Give back the full listing verbatim, apart from its images.

[START OF RECORDED INFORMATION]

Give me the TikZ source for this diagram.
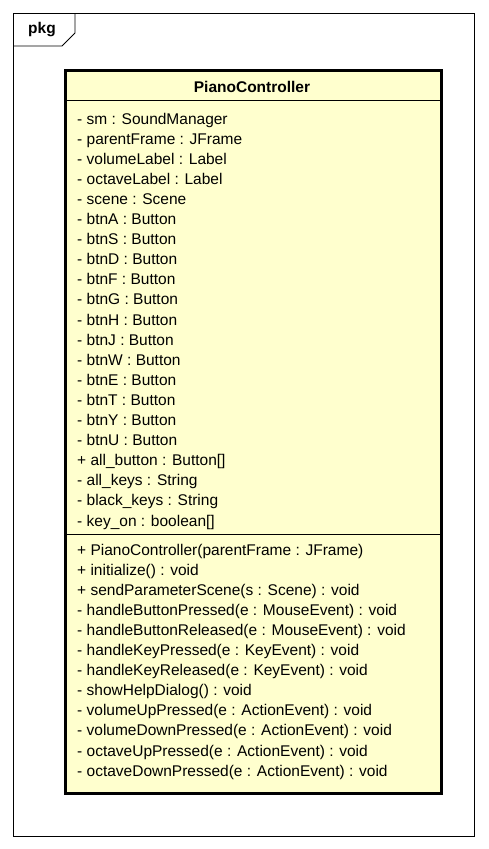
\documentclass[tikz,border=0pt]{standalone}
\usepackage{fontspec}
\setmainfont{Liberation Sans}
\usetikzlibrary{positioning}
\definecolor{classyellow}{RGB}{255,255,206}

\begin{document}
\begin{tikzpicture}[x=1pt, y=-1pt,
    pkgframe/.style={draw=black, line width=0.8pt},
    classbox/.style={
      rectangle, draw=black, line width=2.8pt, fill=classyellow,
      minimum width=376pt, minimum height=723pt, inner sep=0pt
    },
    sepline/.style={draw=black, line width=0.9pt},
    title/.style={font=\bfseries\fontsize{15.5}{18}\selectfont, inner sep=0pt},
    members/.style={
      font=\fontsize{15.5}{20.1}\selectfont, align=left,
      inner sep=0pt, anchor=north west
    }
  ]
    \useasboundingbox[fill=white] (0,0) rectangle (488,849);
    % package frame with its tab
    \draw[pkgframe] (13,13) rectangle (474,836);
    \draw[pkgframe] (13,46) -- (62,46) -- (75,33) -- (75,13);
    \node[title, anchor=base west] (pkg) at (28,33) {pkg};
    % the class
    \node[classbox, anchor=north west] (pc) at (64,69) {};
    \node[title, anchor=base] (pcname) at (252,92) {PianoController};
    \coordinate (sep1) at (64,100);
    \coordinate (sep2) at (64,534);
    \draw[sepline] (sep1) -- (sep1 -| pc.east);
    \draw[sepline] (sep2) -- (sep2 -| pc.east);
    \node[members] (attrs) at (77,112.6) {%
      - sm : SoundManager\\
      - parentFrame : JFrame\\
      - volumeLabel : Label\\
      - octaveLabel : Label\\
      - scene : Scene\\
      - btnA : Button\\
      - btnS : Button\\
      - btnD : Button\\
      - btnF : Button\\
      - btnG : Button\\
      - btnH : Button\\
      - btnJ : Button\\
      - btnW : Button\\
      - btnE : Button\\
      - btnT : Button\\
      - btnY : Button\\
      - btnU : Button\\
      + all\_button : Button[]\\
      - all\_keys : String\\
      - black\_keys : String\\
      - key\_on : boolean[]};
    \node[members] (ops) at (77,543.6) {%
      + PianoController(parentFrame : JFrame)\\
      + initialize() : void\\
      + sendParameterScene(s : Scene) : void\\
      - handleButtonPressed(e : MouseEvent) : void\\
      - handleButtonReleased(e : MouseEvent) : void\\
      - handleKeyPressed(e : KeyEvent) : void\\
      - handleKeyReleased(e : KeyEvent) : void\\
      - showHelpDialog() : void\\
      - volumeUpPressed(e : ActionEvent) : void\\
      - volumeDownPressed(e : ActionEvent) : void\\
      - octaveUpPressed(e : ActionEvent) : void\\
      - octaveDownPressed(e : ActionEvent) : void};
  \end{tikzpicture}
\end{document}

[END OF RECORDED INFORMATION]

§ EXERCISE SOLUTION:
Give me the TikZ source for this diagram.
\documentclass[tikz,border=0pt]{standalone}
\usepackage{fontspec}
\setmainfont{Liberation Sans}
\usetikzlibrary{positioning}
\definecolor{classyellow}{RGB}{255,255,206}

\begin{document}
\begin{tikzpicture}[x=1pt, y=-1pt,
    pkgframe/.style={draw=black, line width=0.8pt},
    classbox/.style={
      rectangle, draw=black, line width=2.8pt, fill=classyellow,
      minimum width=376pt, minimum height=723pt, inner sep=0pt
    },
    sepline/.style={draw=black, line width=0.9pt},
    title/.style={font=\bfseries\fontsize{15.5}{18}\selectfont, inner sep=0pt},
    members/.style={
      font=\fontsize{15.5}{20.1}\selectfont, align=left,
      inner sep=0pt, anchor=north west
    }
  ]
    \useasboundingbox[fill=white] (0,0) rectangle (488,849);
    % package frame with its tab
    \draw[pkgframe] (13,13) rectangle (474,836);
    \draw[pkgframe] (13,46) -- (62,46) -- (75,33) -- (75,13);
    \node[title, anchor=base west] (pkg) at (28,33) {pkg};
    % the class
    \node[classbox, anchor=north west] (pc) at (64,69) {};
    \node[title, anchor=base] (pcname) at (252,92) {PianoController};
    \coordinate (sep1) at (64,100);
    \coordinate (sep2) at (64,534);
    \draw[sepline] (sep1) -- (sep1 -| pc.east);
    \draw[sepline] (sep2) -- (sep2 -| pc.east);
    \node[members] (attrs) at (77,112.6) {%
      - sm : SoundManager\\
      - parentFrame : JFrame\\
      - volumeLabel : Label\\
      - octaveLabel : Label\\
      - scene : Scene\\
      - btnA : Button\\
      - btnS : Button\\
      - btnD : Button\\
      - btnF : Button\\
      - btnG : Button\\
      - btnH : Button\\
      - btnJ : Button\\
      - btnW : Button\\
      - btnE : Button\\
      - btnT : Button\\
      - btnY : Button\\
      - btnU : Button\\
      + all\_button : Button[]\\
      - all\_keys : String\\
      - black\_keys : String\\
      - key\_on : boolean[]};
    \node[members] (ops) at (77,543.6) {%
      + PianoController(parentFrame : JFrame)\\
      + initialize() : void\\
      + sendParameterScene(s : Scene) : void\\
      - handleButtonPressed(e : MouseEvent) : void\\
      - handleButtonReleased(e : MouseEvent) : void\\
      - handleKeyPressed(e : KeyEvent) : void\\
      - handleKeyReleased(e : KeyEvent) : void\\
      - showHelpDialog() : void\\
      - volumeUpPressed(e : ActionEvent) : void\\
      - volumeDownPressed(e : ActionEvent) : void\\
      - octaveUpPressed(e : ActionEvent) : void\\
      - octaveDownPressed(e : ActionEvent) : void};
  \end{tikzpicture}
\end{document}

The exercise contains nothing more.